Camacho could be seen pulling Hamilton by first her hoodie and then by grabbing two fistfuls of her hair with both hands. She dragged her out of the vehicle and onto the ground with the help of at least one other police officer. According to Hamilton, who is 4 feet, 11 inches tall and 115 pounds, she was then transported to jail, where she stayed for several hours. She was subsequently charged with reckless driving and resisting. 

“She ripped my hair out so I had a bald spot,” Hamilton alleges. “I still have the scars from [it].” 

The Fairfield Police Department did not respond to requests for comment. 

According to court filings, Camacho stopped Hamilton for speeding. Once at Hamilton’s car door, the filing states that Camacho “repeatedly” told Hamilton to stop reaching around inside the car and said that she “continued to disobey Officer [Camacho’s] orders.” 

A video recorded Shay Coffee Jones shows the arrest of Myah Hamilton, 18, following a traffic stop involving Fairfield Police Department Officer Bianca Camacho in Fairfield, Calif., on July 14, 2025. Camacho was later filmed striking a 16-year-old Fairfield High School student multiple times while the teen was pinned to the ground during a May 20, 2026, arrest. (Myah Hamilton/Shay Coffee Jones via Bay City News)
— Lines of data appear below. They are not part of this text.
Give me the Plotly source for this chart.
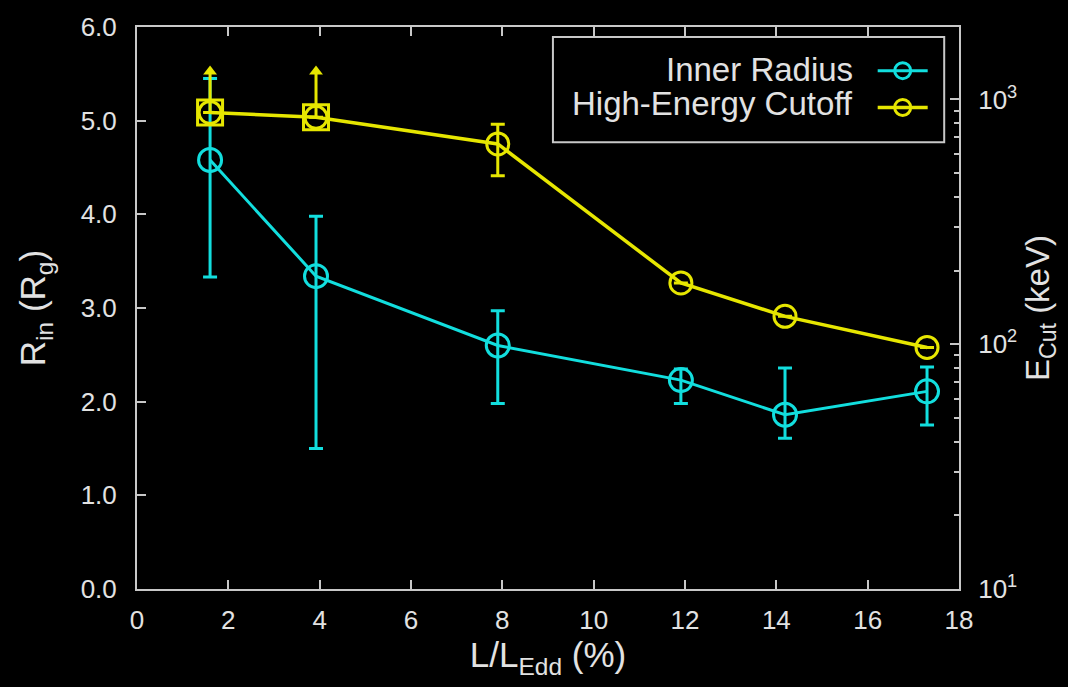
import plotly.graph_objects as go

# ---------------- data ----------------
lum = [1.6, 3.92, 7.9, 11.91, 14.19, 17.3]          # L/L_Edd (%)

rin = [4.58, 3.34, 2.60, 2.23, 1.86, 2.11]           # inner radius (Rg)
rin_up = [5.45, 3.98, 2.97, 2.35, 2.36, 2.37]
rin_lo = [3.33, 1.50, 1.98, 1.98, 1.61, 1.75]

ecut = [885, 845, 658, 178, 130, 97]                 # high-energy cutoff (keV)
ecut_up = [885, 845, 792, 178, 130, 97]
ecut_lo = [885, 845, 488, 178, 130, 97]
limit_flag = [True, True, False, False, False, False]  # lower limits
limit_arrow_top = [1300, 1300]                        # arrow tips of lower limits

xticks = [0, 2, 4, 6, 8, 10, 12, 14, 16, 18]
yticks = [0, 1, 2, 3, 4, 5, 6]
y2ticks = [10, 100, 1000]
y2ticklabels = ["10<sup>1</sup>", "10<sup>2</sup>", "10<sup>3</sup>"]
y2minor = [20, 30, 40, 50, 60, 70, 80, 90, 200, 300, 400, 500, 600, 700, 800, 900, 2000]

CYAN = "#12dede"
YELLOW = "#e6e600"
GREY = "#c8c8c8"
TXT = "#e2e2e2"
FONT = "Liberation Sans, Arial, sans-serif"

fig = go.Figure()

# inner radius
fig.add_trace(go.Scatter(
    x=lum, y=rin, mode="lines+markers", name=" ",
    line=dict(color=CYAN, width=3),
    marker=dict(symbol="circle-open", size=23, color=CYAN, line=dict(width=3, color=CYAN)),
    error_y=dict(type="data", symmetric=False,
                 array=[u - v for u, v in zip(rin_up, rin)],
                 arrayminus=[v - l for v, l in zip(rin, rin_lo)],
                 color=CYAN, thickness=3, width=7),
    yaxis="y", showlegend=True, legendrank=1,
))

# lower-limit arrows for cutoff energy
lx = [x for x, f in zip(lum, limit_flag) if f]
ly = [y for y, f in zip(ecut, limit_flag) if f]
fig.add_trace(go.Scatter(
    x=lx, y=ly, mode="markers", showlegend=False,
    marker=dict(size=1, color=YELLOW, opacity=0),
    error_y=dict(type="data", symmetric=False,
                 array=[t - y for t, y in zip(limit_arrow_top, ly)],
                 arrayminus=[0] * len(ly), color=YELLOW, thickness=3, width=0),
    yaxis="y2",
))
fig.add_trace(go.Scatter(
    x=lx, y=limit_arrow_top, mode="markers", showlegend=False,
    marker=dict(symbol="triangle-up", size=12, color=YELLOW),
    yaxis="y2",
))

# high-energy cutoff
fig.add_trace(go.Scatter(
    x=lum, y=ecut, mode="lines+markers", name=" ",
    line=dict(color=YELLOW, width=3.5),
    marker=dict(symbol="circle-open", size=22, color=YELLOW, line=dict(width=3, color=YELLOW)),
    error_y=dict(type="data", symmetric=False,
                 array=[u - v for u, v in zip(ecut_up, ecut)],
                 arrayminus=[v - l for v, l in zip(ecut, ecut_lo)],
                 color=YELLOW, thickness=3, width=7),
    yaxis="y2", showlegend=True, legendrank=2,
))
fig.add_trace(go.Scatter(
    x=lx, y=ly, mode="markers", showlegend=False,
    marker=dict(symbol="square-open", size=25, color=YELLOW, line=dict(width=3, color=YELLOW)),
    yaxis="y2",
))

axis_common = dict(
    showgrid=False, zeroline=False, showline=True, linecolor=GREY, linewidth=2,
    ticks="inside", tickcolor=GREY, tickwidth=2, ticklen=9,
    tickfont=dict(family=FONT, size=26, color=TXT),
)

fig.update_layout(
    width=1068, height=687,
    paper_bgcolor="black", plot_bgcolor="black",
    margin=dict(l=137, r=109, t=22, b=98),
    font=dict(family=FONT, color=TXT),
    xaxis=dict(range=[0, 18], tickvals=xticks, mirror="ticks",
               ticklabelstandoff=7,
               title=dict(text="L/L<sub>Edd</sub> (%)", font=dict(size=35, color=TXT), standoff=8),
               **axis_common),
    yaxis=dict(range=[0, 6], tickvals=yticks, tickformat=".1f",
               ticklabelstandoff=13,
               title=dict(text="R<sub>in</sub> (R<sub>g</sub>)", font=dict(size=35, color=TXT), standoff=24),
               **axis_common),
    yaxis2=dict(type="log", range=[1, 3.296], overlaying="y", side="right",
                tickvals=y2ticks, ticktext=y2ticklabels, ticklabelstandoff=12,
                minor=dict(tickvals=y2minor, ticks="inside", ticklen=5, tickcolor=GREY, tickwidth=2),
                title=dict(text="E<sub>Cut</sub> (keV)", font=dict(size=33, color=TXT), standoff=10),
                **axis_common),
    legend=dict(x=0.895, y=0.964, xanchor="left", yanchor="top",
                bgcolor="rgba(0,0,0,0)", borderwidth=0, itemwidth=50,
                font=dict(size=26, family=FONT, color=TXT), tracegroupgap=0),
    shapes=[dict(type="rect", xref="paper", yref="paper", x0=0.506, x1=0.982, y0=0.795, y1=0.982,
                 line=dict(color=GREY, width=2), fillcolor="rgba(0,0,0,0)")],
    annotations=[
        dict(text="Inner Radius", xref="paper", yref="paper", x=0.873, y=0.924,
             xanchor="right", yanchor="middle", showarrow=False,
             font=dict(family=FONT, size=33, color=TXT)),
        dict(text="High-Energy Cutoff", xref="paper", yref="paper", x=0.873, y=0.864,
             xanchor="right", yanchor="middle", showarrow=False,
             font=dict(family=FONT, size=33, color=TXT)),
    ],
)

fig.write_html("out.html")
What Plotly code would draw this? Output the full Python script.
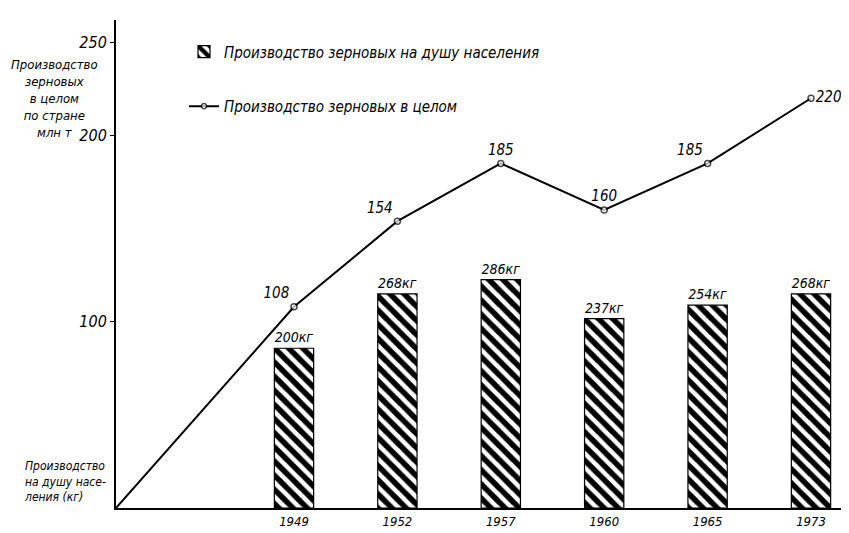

Hamilton’s attorney Peter Johnson said he will be filing a complaint against Camacho after Hamilton’s court case ends this summer.  He alleges that the charge of resisting arrest lodged at her “is entirely fabricated in an effort to justify the illegal use of excessive force.” 

Following the U.S. Supreme Court case Pennsylvania v. Mimms in 1977, police are legally permitted to remove people from their vehicle if they find that they are not complying with their commands to exit their car, and they are allowed to use force if necessary. It is unclear from the video or from court filings how many requests Camacho made to Hamiton to exit her vehicle or why she asked to get out. 

Johnson alleges Camacho used more force than necessary to extract Hamilton from her vehicle. 

“She used excessive force,” said Johnson. “It’s not a close call.” 

Berry Accius, founder of Voice of the Youth, a nonprofit that advocates for underserved youth, has spoken out about Camacho in the wake of the Fairfield High School arrest and after seeing Hamilton’s video. 

“Watching what happened to Maurice retraumatized her,” he said, adding that it prompted her to share her story. “When she saw what was happening, she said, ‘I have to say something.’” 

Hamilton has a son due in August and says seeing the video of Williams’ arrest brought up painful memories from last July. 

“I’m going to be 20 years old and it’s still impacting me,” she said.